あれも聴きたいこれも聴きたい-ShonenKnife 早いもので少年ナイフはもうデビューして30年になります。このアルバムはそれを記念して発売されたラモーンズのカバー・アルバムになります。ジャケットからしてそのまんまカバーです。「大阪ラモーンズ」は、彼女たちが昔ラモーンズのカバーを演奏する時にバンド名として使っていた言葉で、少し脱力する感じが具合のいい、センスのある名前だと思います。

 私の少年ナイフとの出会いは、30年近く前のかげろうレコードのコンピレーション・アルバムでした。そこに収められた「オウムのポリネシア」や「バナナ・フィッシュ」といった曲は、どことなく好感がもてる曲だなあと思っていました。その後、熱烈なファンになったわけではありませんが、彼女たちの活躍を聴くたびに、ほのぼのとした気持になっておりました。一度だけですが、ライブも見ています。

 少年ナイフは、やまの姉妹を中心としたガールズ・バンドです。妹さんのあつこさんは今はときどき参加という状態です。80年頃に日本にはインディーズ・バンドがそれこそ大量に出現しましたが、買い付けにきた外国人の目にとまり、海外で紹介されて成功をおさめたのは彼女たちだけです。その後、現在に至るまで海外でも活躍しており、ニルヴァーナを始め対バンは数知れず、海外勢による彼女たちのトリビュート・アルバムにはソニック・ユースなども参加するほどです。

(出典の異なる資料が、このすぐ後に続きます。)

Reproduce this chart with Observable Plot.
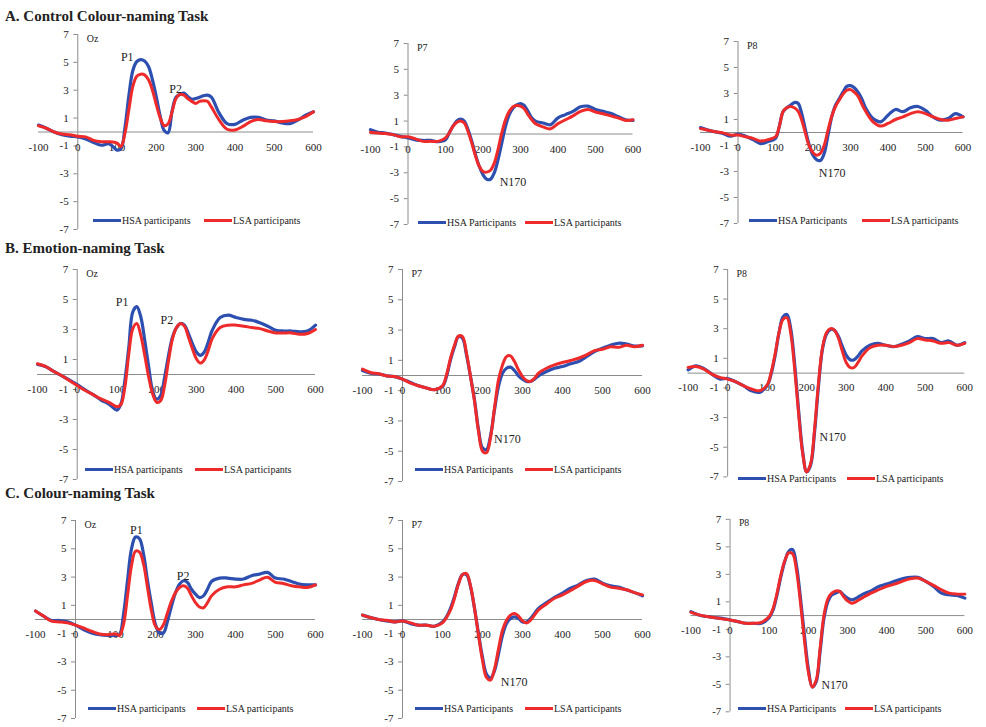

 なぜ少年ナイフだけが?という疑問は多くの人の頭に答えのないままに放置されているのではないでしょうか。松田聖子もピンクレディーも宇多田ヒカルも倉木麻衣も出来なかったことがなぜ少年ナイフには出来たのか?

 しかし、少年ナイフを大嫌いだという人を見たことがありません。彼女たちほど大嫌いになりにくいバンドはいないのではないでしょうか。それは、おそらく彼女たちが分相応の活動を続けているからでしょう。分相応というと悪い意味にとられるかもしれませんが、決してそうではありません。かつて日本人の社会生活の基本を織りなしていた美徳です。成り上がりの反対語だと思って下さい。

 彼女たちの「分」は世界で活躍する「分」ですから、大きな「分」に違いありません。そんな活躍ぶりが身の丈にぴったりあっていて、全く無理していないところが、彼女たちの魅力です。分相応というのは難しい話で、それを30年も実践し続けるということは、それだけで世界水準です。ただ、それを世界制覇の秘訣だというと循環論法になってきそうですね。

 与太話はさておき、そんな少年ナイフの原点回帰のラモーンズ・カバー。文句なく楽しいです。彼女たちはラモーンズにも気に入られていますが、両者の姿勢はよく似ています。何とも立派なバンドをもったものです。日本は少年ナイフを誇りに思うべきです。